Step 2: Something must be done to make sure that people who are uninsurable will still have an opportunity to buy insurance. What luck!! The government already runs a huge insurance company that takes people with pre-existing conditions: Medicare. This massive asset has been running for decades so we do not have to start from scratch. Medicare has the staff, the programs, the offices, the procedures and relationships already in place, but they are restricted to those over 65 or with disabilities. Just open Medicare to people with pre-existing conditions that make them a bad risk for the private insurance companies. These would need to be well-defined and Medicare might also need to price coverage higher than they do for the over-65 folks, but this is a topic for the actuaries to work out. The important thing is that an option would be available that would take people who can’t find coverage from a private insurance company. In the same fashion, Medicare could be used as a backstop for people who exceeded the lifetime maximum coverage of their private insurance.
Of course, this will cost the taxpayers some money, but money is going to need to be invested in Medicare anyway, and this could be a part of the larger project of making Medicare financially sound. Medicare is a major government resource and it should not be ignored.
Step 3: President Trump could bring in all the insurance executives and give them this speech: “Listen up you jerks because I am only going to say this once. The government has screwed up this health insurance thing big time. Now, I want you to fix it. I will give you just two years to find a way to sell inexpensive health insurance to healthy younger Americans. The government is going to take care of the elderly, the disabled and the ones with pre-existing conditions so your risks will be lower. The government is also taking care of the really poor people with Medicaid, so you are left only with the of business and just open Medicare to all. The only thing you can’t do is raise premiums on someone just because they have gotten sick. You have to take that risk when you sell the policy.

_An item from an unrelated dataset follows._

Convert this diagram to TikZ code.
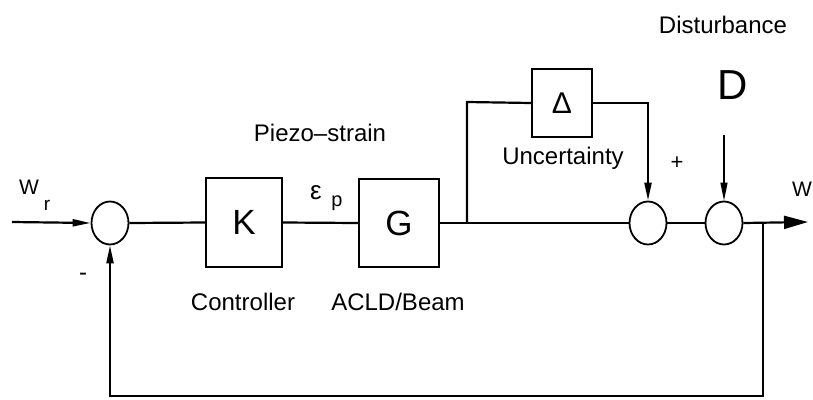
\documentclass[tikz,border=0pt]{standalone}
\usepackage{fontspec}
\setmainfont{Liberation Sans}
\usetikzlibrary{shapes.geometric,arrows.meta}
\begin{document}
\begin{tikzpicture}[x=1pt,y=-1pt,
  sumnode/.style={ellipse,draw,line width=1.8pt,minimum width=37pt,minimum height=43pt,inner sep=0pt},
  blk/.style={rectangle,draw,line width=2pt,inner sep=0pt},
  wire/.style={line width=2.2pt},
  arr/.style={wire,-{Triangle[length=18pt,width=7pt]}},
  lbl/.style={font=\fontsize{24}{28}\selectfont,inner sep=0pt}
]
\useasboundingbox (0,0) rectangle (813,399);
% nodes
\coordinate (start) at (12,222);
\node[sumnode] (s1) at (110,223) {};
\node[blk,minimum width=76pt,minimum height=89pt] (K) at (244,222.5) {\fontsize{35}{40}\selectfont K};
\node[blk,minimum width=80pt,minimum height=88pt] (G) at (399,223) {\fontsize{35}{40}\selectfont G};
\node[blk,minimum width=60pt,minimum height=68pt] (U) at (562,103) {\fontsize{30}{34}\selectfont Δ};
\node[sumnode] (s2) at (648,223) {};
\node[sumnode] (s3) at (724,223) {};
\coordinate (out) at (808,222);
\coordinate (br) at (467,222);
\coordinate (brtop) at (467,102);
\coordinate (dtop) at (724,135);
\coordinate (fb) at (763,222);
\coordinate (fbbot) at (763,396);
\coordinate (fbl) at (110,396);
% connectors
\draw[arr] (start) -- (s1.west);
\draw[wire] (s1.east) -- (K.west);
\draw[wire] (K.east) -- (G.west);
\draw[wire] (G.east) -- (s2.west);
\draw[wire] (br) -- (brtop) -- (U.west);
\draw[arr] (U.east) -| (s2.north);
\draw[wire] (s2.east) -- (s3.west);
\draw[line width=1.1pt,-{Triangle[length=18pt,width=7pt]}] (dtop) -- (s3.north);
\draw[wire,-{Triangle[length=24pt,width=13pt]}] (s3.east) -- (out);
\draw[arr] (fb) -- (fbbot) -- (fbl) -- (s1.south);
% labels
\node[lbl] (dist) at (723,25) {Disturbance};
\node[inner sep=0pt,font=\fontsize{42}{46}\selectfont] (D) at (733,85) {D};
\node[lbl,font=\fontsize{22}{26}\selectfont] (plus) at (677,163) {+};
\node[lbl,font=\fontsize{21}{24}\selectfont] (W) at (802,189) {W};
\node[lbl] (unc) at (563,158) {Uncertainty};
\node[lbl] (pz) at (320,133) {Piezo--strain};
\node[lbl,font=\fontsize{26}{30}\selectfont] (eps) at (316,193) {ε};
\node[lbl,font=\fontsize{20}{24}\selectfont] (p) at (337,203) {p};
\node[lbl] (ctl) at (243,302) {Controller};
\node[lbl] (acld) at (398,302) {ACLD/Beam};
\node[lbl] (minus) at (83,277) {-};
\node[lbl,font=\fontsize{21}{24}\selectfont] (wr) at (29,187) {W};
\node[lbl,font=\fontsize{19}{22}\selectfont] (r) at (47,205) {r};
\end{tikzpicture}
\end{document}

Do you understand?”
This may be the oldest management trick in the world; I know you didn’t break it but if you don’t fix it you are fired. If this doesn’t work, we probably don’t deserve to have a private health insurance industry.
Note that over time, the need for Medicare to cover people with pre-existing conditions should diminish. If the insurance companies are successful in selling to younger people, and can’t increase premiums just because someone gets sick, more people will be covered when they do eventually develop something that requires expensive treatment. The need for the Medicare backstop will decline after a generation of people has been covered by private insurance. And if they have had good preventive care over time, they are less likely to need that expensive treatment.